Al no seguir las sociedades líneas ascendentes, los cambios que en ellas se dan con frecuencia distan de poder calificarse de evolución. Tampoco son pendulares. Ni cíclicas. No es tan fácil. Oscilantes, variables, me gusta decir a mí.
Las plataformas VOD han asentado una tendencia que ya se intuía de antes: una manera de representar la carnalidad mojigata, incluso digna de beaterio en según qué casos.
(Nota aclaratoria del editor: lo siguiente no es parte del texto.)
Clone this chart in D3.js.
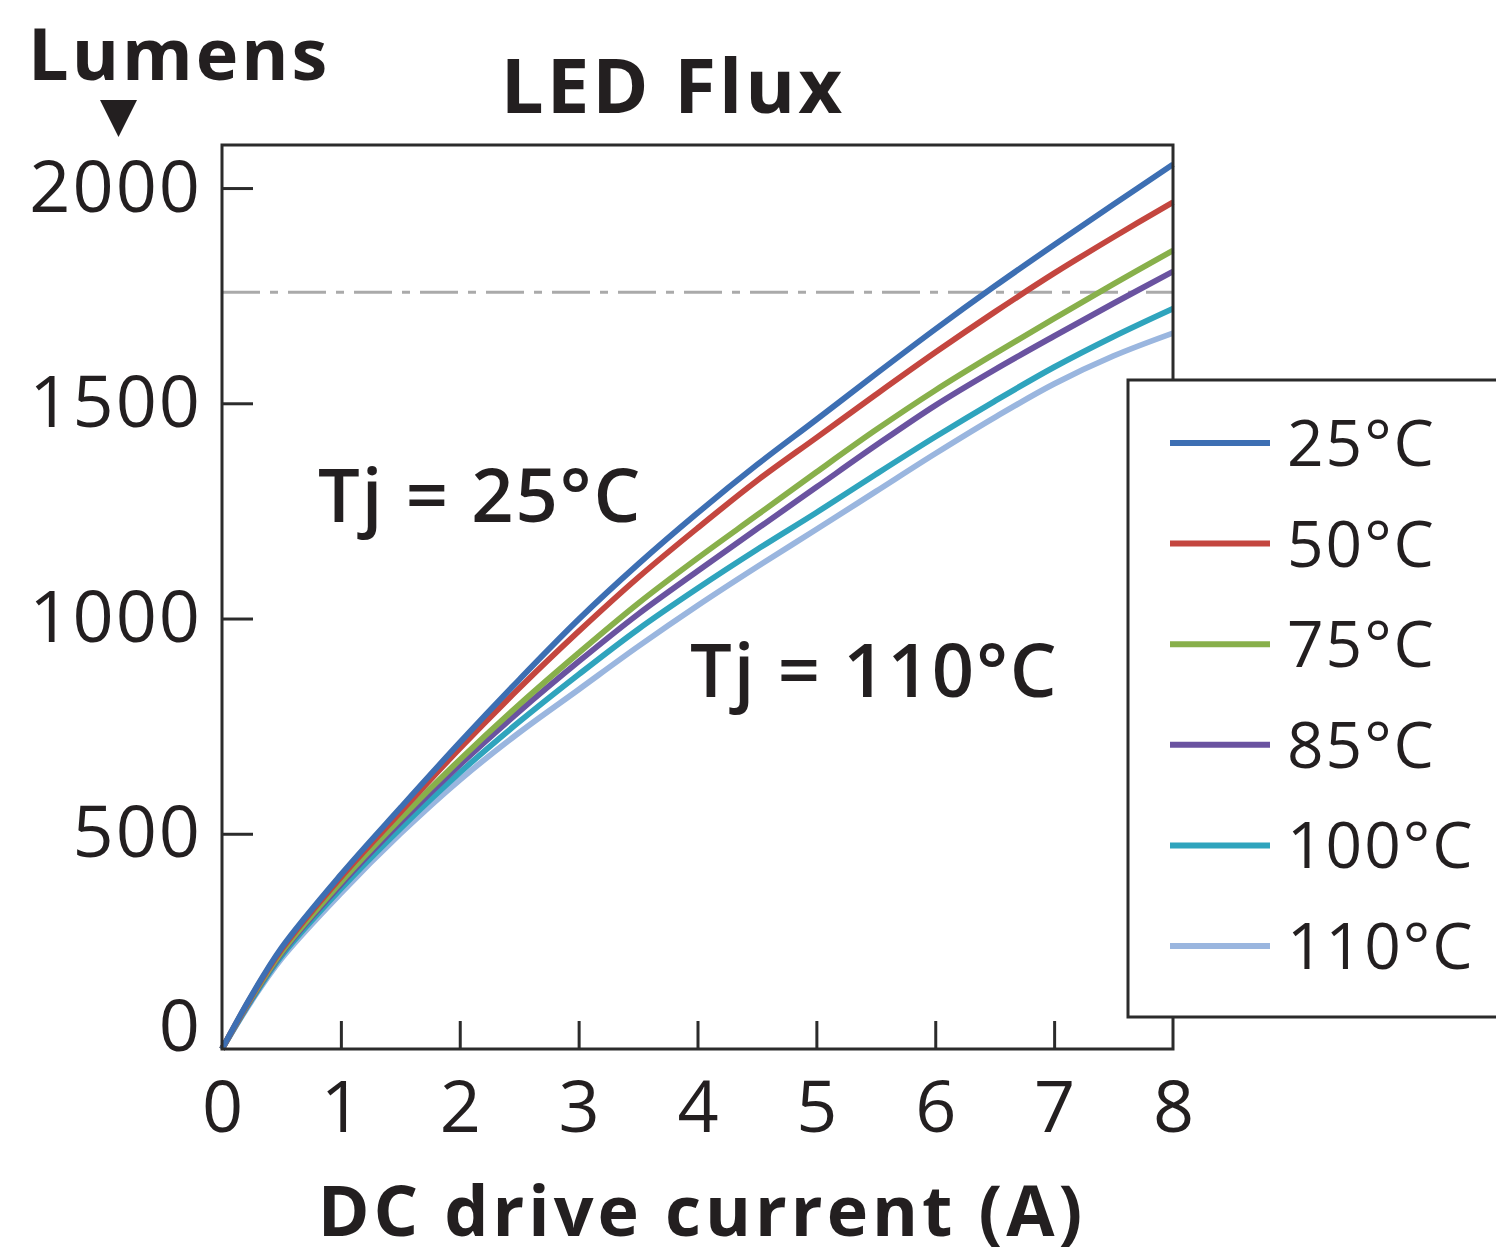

Mientras que en la calle las mujeres reconquistaban sus cuerpos, su placer, en las pantallas eso tenía lugar con elipsis y recato, antes que con explicitud. Los personajes con libertad sexual, mostrando sus modos de vivirla (amantes, desnudos, parafilias...) se desplazaron al indie y el miedo a la censura (a recaudar menos por ser calificadas +18) triunfó.
Por eso me interesó Babygirl, película que lame del sudor de cierto cine noventas.
Rejin da un salto, a pies juntillas, incorporando a su peli las lecciones contemporáneas con excesiva contención. De nuevo, con recelo a mostrar chochos y pichas (u otras genitalidades), como si los cuerpos tuviesen que ocultarse con telas, medidísimos planos o, el remate, postizos.
Romy es una mandamás con el deseo de ser sumisa, un planteamiento ardiente que solo da candor. Y, Samuel, que es mejor cuanto más opacas sus intenciones, queda desaprovechado y, con o sin perro, acaba retratándose como un niño grande. Kidman y Banderas, un matrimonio que antes del 2010 hubiese tenido un pase, hacen lo que pueden con un guion flácido, pese a los matices al plasmas el deseo que se denotan con los problemas de adquirir roles sexuales sin normas consensuadas.
Se tocan palos correctamente. Es el problema. Verhoeven lo hizo mucho mejor en Benedetta, y la de la monja ya tenía un regusto viejuno...
Babygirl parece un sucedáneo de algo que hay encerrado en Babygirl. Piel. Falta carne y sobran cuerpos.